Re: [PATCH v3 4/7] KVM: SVM: hyper-v: Nested enlightenments in VMCB

From: Tom Lendacky
Date: Fri Apr 23 2021 - 10:56:23 EST


On 4/21/21 9:06 AM, Vineeth Pillai wrote:
> Add Hyper-V specific fields in VMCB to support SVM enlightenments.
> Also a small refactoring of VMCB clean bits handling.
>
> Signed-off-by: Vineeth Pillai <viremana@xxxxxxxxxxxxxxxxxxx>
> ---
> arch/x86/include/asm/svm.h | 24 +++++++++++++++++++++++-
> arch/x86/kvm/svm/svm.c | 8 ++++++++
> arch/x86/kvm/svm/svm.h | 12 +++++++++++-
> 3 files changed, 42 insertions(+), 2 deletions(-)
>
> diff --git a/arch/x86/include/asm/svm.h b/arch/x86/include/asm/svm.h
> index 1c561945b426..3586d7523ce8 100644
> --- a/arch/x86/include/asm/svm.h
> +++ b/arch/x86/include/asm/svm.h
> @@ -322,9 +322,31 @@ static inline void __unused_size_checks(void)
> BUILD_BUG_ON(sizeof(struct ghcb) != EXPECTED_GHCB_SIZE);
> }
>
> +
> +#if IS_ENABLED(CONFIG_HYPERV)
> +struct __packed hv_enlightenments {
> + struct __packed hv_enlightenments_control {
> + u32 nested_flush_hypercall:1;
> + u32 msr_bitmap:1;
> + u32 enlightened_npt_tlb: 1;
> + u32 reserved:29;
> + } hv_enlightenments_control;
> + u32 hv_vp_id;
> + u64 hv_vm_id;
> + u64 partition_assist_page;
> + u64 reserved;
> +};
> +#define VMCB_CONTROL_END 992 // 32 bytes for Hyper-V
> +#else
> +#define VMCB_CONTROL_END 1024
> +#endif
> +
> struct vmcb {
> struct vmcb_control_area control;
> - u8 reserved_control[1024 - sizeof(struct vmcb_control_area)];
> + u8 reserved_control[VMCB_CONTROL_END - sizeof(struct vmcb_control_area)];
> +#if IS_ENABLED(CONFIG_HYPERV)
> + struct hv_enlightenments hv_enlightenments;
> +#endif

I believe the 32 bytes at the end of the VMCB control area will be for use
by any software/hypervisor. The APM update that documents this change,
along with clean bit 31, isn't public, yet, but should be in a month or so
(from what I was told).

So these fields should be added generically and then your code should make
use of the generic field mapped with your structure.

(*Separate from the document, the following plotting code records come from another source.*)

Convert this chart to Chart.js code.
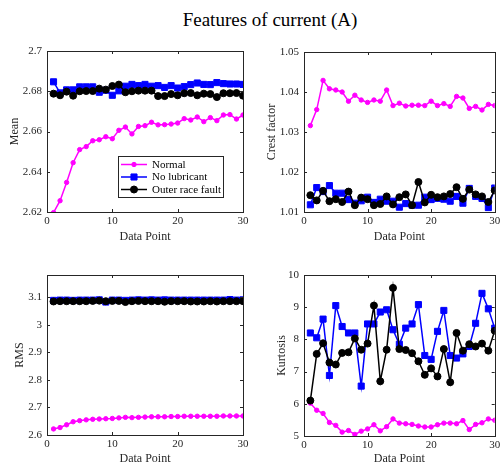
<!DOCTYPE html>
<html><head><meta charset="utf-8">
<script src="https://cdn.jsdelivr.net/npm/chart.js@4.4.0/dist/chart.umd.min.js"></script>
<style>
html,body{margin:0;padding:0;background:#fff;}
#wrap{position:relative;width:500px;height:466px;overflow:hidden;background:#fff;}
canvas{position:absolute;left:0;top:0;}
#title{position:absolute;left:0;width:540px;top:9px;text-align:center;font:19px "Liberation Serif",serif;color:#000;line-height:22px;}
</style></head><body>
<div id="wrap">
<div id="title">Features of current (A)</div>
<canvas id="c1" width="500" height="466"></canvas>
<canvas id="c2" width="500" height="466"></canvas>
<canvas id="c3" width="500" height="466"></canvas>
<canvas id="c4" width="500" height="466"></canvas>
</div>
<script>
// ---------- data ----------
const dataPoint = [1,2,3,4,5,6,7,8,9,10,11,12,13,14,15,16,17,18,19,20,21,22,23,24,25,26,27,28,29,30];
const seriesNames = ['Normal','No lubricant','Outer race fault'];
const xTicks = [0,10,20,30];

const meanNormal = [2.6197,2.6256,2.6347,2.6445,2.6510,2.6525,2.6554,2.6559,2.6574,2.6564,2.6606,2.6622,2.6588,2.6625,2.6629,2.6646,2.6633,2.6634,2.6637,2.6642,2.6664,2.6657,2.6672,2.6649,2.6669,2.6654,2.6682,2.6684,2.6662,2.6682];
const meanNoLub  = [2.6847,2.6792,2.6807,2.6807,2.6822,2.6822,2.6822,2.6795,2.6805,2.6780,2.6802,2.6825,2.6834,2.6828,2.6834,2.6825,2.6828,2.6819,2.6828,2.6816,2.6823,2.6833,2.6841,2.6834,2.6833,2.6843,2.6838,2.6836,2.6836,2.6834];
const meanOuter  = [2.6788,2.6780,2.6798,2.6778,2.6800,2.6801,2.6801,2.6813,2.6808,2.6826,2.6833,2.6795,2.6800,2.6803,2.6803,2.6803,2.6776,2.6776,2.6786,2.6780,2.6790,2.6791,2.6780,2.6788,2.6786,2.6771,2.6790,2.6790,2.6791,2.6778];
const meanTicks  = [2.62,2.64,2.66,2.68,2.7];

const crestNormal = [1.0316,1.0356,1.0429,1.0408,1.0405,1.0400,1.0377,1.0392,1.0380,1.0374,1.0380,1.0377,1.0405,1.0366,1.0372,1.0365,1.0367,1.0367,1.0366,1.0377,1.0366,1.0371,1.0364,1.0389,1.0385,1.0359,1.0364,1.0355,1.0369,1.0366];
const crestNoLub  = [1.0118,1.0161,1.0151,1.0166,1.0147,1.0147,1.0131,1.0122,1.0128,1.0137,1.0124,1.0132,1.0127,1.0127,1.0112,1.0121,1.0117,1.0117,1.0137,1.0131,1.0134,1.0132,1.0127,1.0139,1.0122,1.0159,1.0139,1.0134,1.0111,1.0160];
const crestOuter  = [1.0142,1.0129,1.0153,1.0127,1.0132,1.0125,1.0151,1.0117,1.0136,1.0132,1.0117,1.0120,1.0139,1.0119,1.0137,1.0144,1.0117,1.0175,1.0124,1.0143,1.0137,1.0139,1.0145,1.0162,1.0133,1.0156,1.0144,1.0139,1.0125,1.0154];
const crestTicks  = [1.01,1.02,1.03,1.04,1.05];

const rmsNormal = [2.622,2.627,2.637,2.648,2.652,2.655,2.657,2.658,2.659,2.660,2.662,2.664,2.663,2.664,2.665,2.666,2.666,2.666,2.667,2.667,2.668,2.668,2.668,2.668,2.668,2.668,2.669,2.669,2.669,2.669];
const rmsNoLub  = [3.088,3.089,3.089,3.088,3.089,3.089,3.089,3.090,3.082,3.089,3.089,3.088,3.089,3.090,3.089,3.090,3.089,3.090,3.089,3.089,3.089,3.089,3.089,3.089,3.089,3.089,3.089,3.091,3.089,3.090];
const rmsOuter  = [3.084,3.085,3.085,3.085,3.085,3.085,3.086,3.087,3.085,3.086,3.086,3.082,3.085,3.086,3.085,3.085,3.085,3.083,3.085,3.085,3.085,3.084,3.084,3.084,3.085,3.084,3.085,3.085,3.085,3.085];
const rmsTicks  = [2.6,2.7,2.8,2.9,3,3.1];

const kurtNormal = [6.02,5.80,5.70,5.42,5.33,5.12,5.17,5.05,5.15,5.22,5.35,5.16,5.29,5.53,5.40,5.38,5.36,5.31,5.28,5.28,5.35,5.40,5.40,5.38,5.48,5.20,5.36,5.41,5.53,5.49];
const kurtNoLub  = [8.20,8.05,8.63,6.88,9.05,8.40,8.20,8.20,6.55,8.48,8.48,8.85,8.92,8.30,7.85,8.35,8.48,9.08,7.50,7.38,8.25,8.90,7.50,7.42,7.55,7.78,8.50,9.43,8.95,8.35];
const kurtOuter  = [6.10,7.55,7.88,7.28,7.22,7.58,7.60,8.03,7.68,7.87,9.05,6.70,7.68,9.60,7.70,7.67,7.57,7.32,6.90,7.10,6.85,7.70,6.67,8.20,7.65,7.85,7.78,7.87,7.65,8.27];
const kurtTicks  = [5,6,7,8,9,10];

// ---------- styles ----------
const FONT = '"Liberation Serif", "Times New Roman", serif';
const AX = '#262626';
const styles = [
  {color:'#FF00FF', pointStyle:'circle', radius:2.2, order:3},
  {color:'#0000FF', pointStyle:'rect',   radius:4.3, order:2},
  {color:'#000000', pointStyle:'circle', radius:3.5, order:1}
];

const boxPlugin = {
  id:'matlabBox',
  afterDatasetsDraw(chart){
    const {ctx, chartArea:a, scales:{x,y}} = chart;
    const TL = 3;
    ctx.save();
    ctx.strokeStyle = AX; ctx.lineWidth = 1;
    ctx.beginPath();
    x.ticks.forEach(t=>{
      const px = Math.round(x.getPixelForValue(t.value))+0.5;
      ctx.moveTo(px,a.bottom); ctx.lineTo(px,a.bottom-TL);
      ctx.moveTo(px,a.top); ctx.lineTo(px,a.top+TL);
    });
    y.ticks.forEach(t=>{
      const py = Math.round(y.getPixelForValue(t.value))+0.5;
      ctx.moveTo(a.left,py); ctx.lineTo(a.left+TL,py);
      ctx.moveTo(a.right,py); ctx.lineTo(a.right-TL,py);
    });
    ctx.stroke();
    ctx.strokeRect(Math.round(a.left)+0.5, Math.round(a.top)+0.5, Math.round(a.right)-Math.round(a.left), Math.round(a.bottom)-Math.round(a.top));
    ctx.restore();
  }
};

function drawMarker(ctx, st, x, y){
  ctx.fillStyle = st.color; ctx.strokeStyle = st.color; ctx.lineWidth = 1;
  ctx.beginPath();
  if (st.pointStyle === 'rect'){
    const s = st.radius*Math.SQRT1_2;
    ctx.rect(x-s,y-s,2*s,2*s);
  } else {
    ctx.arc(x,y,st.radius,0,Math.PI*2);
  }
  ctx.fill(); ctx.stroke();
}

const legendPlugin = {
  id:'insideLegend',
  afterDraw(chart){
    const {ctx, chartArea:a} = chart;
    const L = a.left+71, R = a.right-20, T = a.top+105, B = a.bottom-15;
    ctx.save();
    ctx.fillStyle = '#fff';
    ctx.fillRect(L,T,R-L,B-T);
    ctx.strokeStyle = AX; ctx.lineWidth = 1;
    ctx.strokeRect(Math.round(L)+0.5, Math.round(T)+0.5, Math.round(R-L), Math.round(B-T));
    chart.data.datasets.forEach((ds,i)=>{
      const st = styles[i];
      const cy = T + 8.5 + i*12.5;
      ctx.strokeStyle = st.color; ctx.lineWidth = 1.5;
      ctx.beginPath(); ctx.moveTo(L+3,cy); ctx.lineTo(L+29,cy); ctx.stroke();
      drawMarker(ctx, st, L+16, cy);
      ctx.fillStyle = '#000';
      ctx.font = '11px ' + FONT;
      ctx.textBaseline = 'middle'; ctx.textAlign = 'left';
      ctx.fillText(ds.label, L+34, cy+0.5);
    });
    ctx.restore();
  }
};

function makeChart(id, cfg){
  const {area, yTitleX, xTitleY, yMin, yMax, yTicks, yTitle, series, legend} = cfg;
  const lh = 12*1.2;
  const padLeft = yTitleX - lh/2;
  const yWidth = area.l - padLeft;
  let xHeight = xTitleY + lh/2 - area.b;
  let padBottom = 466 - area.b - xHeight;
  if (padBottom < 0){ padBottom = 0; xHeight = 466 - area.b; }
  const datasets = series.map((vals,i)=>({
    label: seriesNames[i],
    data: dataPoint.map((d,k)=>({x:d, y:vals[k]})),
    borderColor: styles[i].color,
    backgroundColor: styles[i].color,
    pointBackgroundColor: styles[i].color,
    pointBorderColor: styles[i].color,
    pointStyle: styles[i].pointStyle,
    pointRadius: styles[i].radius,
    pointBorderWidth: 1,
    borderWidth: 1.5,
    tension: 0,
    order: styles[i].order
  }));
  return new Chart(document.getElementById(id), {
    type:'line',
    data:{datasets},
    options:{
      responsive:false, animation:false, devicePixelRatio:1,
      layout:{padding:{left:padLeft, top:area.t, right:500-area.r, bottom:padBottom}},
      plugins:{legend:{display:false}, tooltip:{enabled:false}},
      scales:{
        x:{
          type:'linear', min:0, max:30,
          afterBuildTicks: s=>{ s.ticks = xTicks.map(v=>({value:v})); },
          grid:{display:false, drawTicks:false}, border:{display:false},
          ticks:{font:{family:FONT,size:11}, color:AX, padding:3, maxRotation:0, autoSkip:false, callback:v=>String(v)},
          title:{display:true, text:'Data Point', font:{family:FONT,size:12}, color:AX, padding:0},
          afterFit: s=>{ s.height = xHeight; s.paddingLeft = 0; s.paddingRight = 0; }
        },
        y:{
          type:'linear', min:yMin, max:yMax,
          afterBuildTicks: s=>{ s.ticks = yTicks.map(v=>({value:v})); },
          grid:{display:false, drawTicks:false}, border:{display:false},
          ticks:{font:{family:FONT,size:11}, color:AX, padding:5, autoSkip:false, callback:v=>String(v)},
          title:{display:true, text:yTitle, font:{family:FONT,size:12}, color:AX, padding:0},
          afterFit: s=>{ s.width = yWidth; s.paddingTop = 0; s.paddingBottom = 0; }
        }
      }
    },
    plugins: legend ? [boxPlugin, legendPlugin] : [boxPlugin]
  });
}

makeChart('c1', {area:{l:47,t:51,r:243,b:212}, yTitleX:15, xTitleY:237, yMin:2.62, yMax:2.7, yTicks:meanTicks, yTitle:'Mean', series:[meanNormal,meanNoLub,meanOuter], legend:true});
makeChart('c2', {area:{l:304,t:52,r:499,b:212}, yTitleX:272, xTitleY:237, yMin:1.01, yMax:1.05, yTicks:crestTicks, yTitle:'Crest factor', series:[crestNormal,crestNoLub,crestOuter]});
makeChart('c3', {area:{l:47,t:275,r:243,b:435}, yTitleX:20, xTitleY:460, yMin:2.6, yMax:3.18, yTicks:rmsTicks, yTitle:'RMS', series:[rmsNormal,rmsNoLub,rmsOuter]});
makeChart('c4', {area:{l:304,t:275,r:499,b:436}, yTitleX:282, xTitleY:460, yMin:5, yMax:10, yTicks:kurtTicks, yTitle:'Kurtosis', series:[kurtNormal,kurtNoLub,kurtOuter]});
</script>
</body></html>
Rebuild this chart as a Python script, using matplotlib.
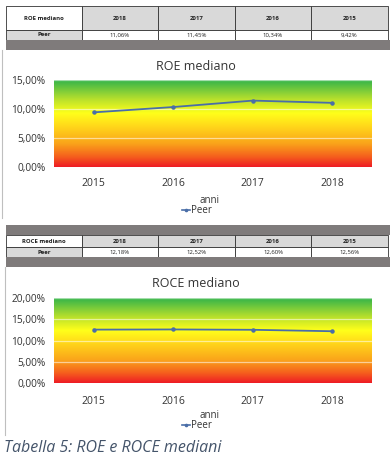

To my knowledge (until the APM is public and documents everything), I
believe the following will be in place:

VMCB offset 0x3e0 - 0x3ff is reserved for software
Clean bit 31 is reserved for software
SVM intercept exit code 0xf0000000 is reserved for software

> struct vmcb_save_area save;
> } __packed;
>
> diff --git a/arch/x86/kvm/svm/svm.c b/arch/x86/kvm/svm/svm.c
> index baee91c1e936..9a241a0806cd 100644
> --- a/arch/x86/kvm/svm/svm.c
> +++ b/arch/x86/kvm/svm/svm.c
> @@ -31,6 +31,7 @@
> #include <asm/tlbflush.h>
> #include <asm/desc.h>
> #include <asm/debugreg.h>
> +#include <asm/hypervisor.h>
> #include <asm/kvm_para.h>
> #include <asm/irq_remapping.h>
> #include <asm/spec-ctrl.h>
> @@ -122,6 +123,8 @@ bool npt_enabled = true;
> bool npt_enabled;
> #endif
>
> +u32 __read_mostly vmcb_all_clean_mask = ((1 << VMCB_DIRTY_MAX) - 1);
> +
> /*
> * These 2 parameters are used to config the controls for Pause-Loop Exiting:
> * pause_filter_count: On processors that support Pause filtering(indicated
> @@ -1051,6 +1054,11 @@ static __init int svm_hardware_setup(void)
> */
> allow_smaller_maxphyaddr = !npt_enabled;
>
> +#if IS_ENABLED(CONFIG_HYPERV)
> + if (hypervisor_is_type(X86_HYPER_MS_HYPERV))
> + vmcb_all_clean_mask |= BIT(VMCB_HV_NESTED_ENLIGHTENMENTS);
> +#endif
> +

Is there any way to hide all the #if's in this and the other patches so
that the .c files are littered with the #if IS_ENABLED() lines. Put them
in svm.h or a new svm-hv.h file?

> return 0;
>
> err:
> diff --git a/arch/x86/kvm/svm/svm.h b/arch/x86/kvm/svm/svm.h
> index 39e071fdab0c..ff0a70bd7fce 100644
> --- a/arch/x86/kvm/svm/svm.h
> +++ b/arch/x86/kvm/svm/svm.h
> @@ -51,11 +51,16 @@ enum {
> * AVIC LOGICAL_TABLE pointer
> */
> VMCB_DIRTY_MAX,
> +#if IS_ENABLED(CONFIG_HYPERV)
> + VMCB_HV_NESTED_ENLIGHTENMENTS = 31,
> +#endif

Again, this should be generic.

Thanks,
Tom

> };
>
> /* TPR and CR2 are always written before VMRUN */
> #define VMCB_ALWAYS_DIRTY_MASK ((1U << VMCB_INTR) | (1U << VMCB_CR2))
>
> +extern u32 vmcb_all_clean_mask __read_mostly;
> +
> struct kvm_sev_info {
> bool active; /* SEV enabled guest */
> bool es_active; /* SEV-ES enabled guest */
> @@ -230,7 +235,7 @@ static inline void vmcb_mark_all_dirty(struct vmcb *vmcb)
>
> static inline void vmcb_mark_all_clean(struct vmcb *vmcb)
> {
> - vmcb->control.clean = ((1 << VMCB_DIRTY_MAX) - 1)
> + vmcb->control.clean = vmcb_all_clean_mask
> & ~VMCB_ALWAYS_DIRTY_MASK;
> }
>
> @@ -239,6 +244,11 @@ static inline void vmcb_mark_dirty(struct vmcb *vmcb, int bit)
> vmcb->control.clean &= ~(1 << bit);
> }
>
> +static inline bool vmcb_is_clean(struct vmcb *vmcb, int bit)
> +{
> + return (vmcb->control.clean & (1 << bit));
> +}
> +
> static inline struct vcpu_svm *to_svm(struct kvm_vcpu *vcpu)
> {
> return container_of(vcpu, struct vcpu_svm, vcpu);
>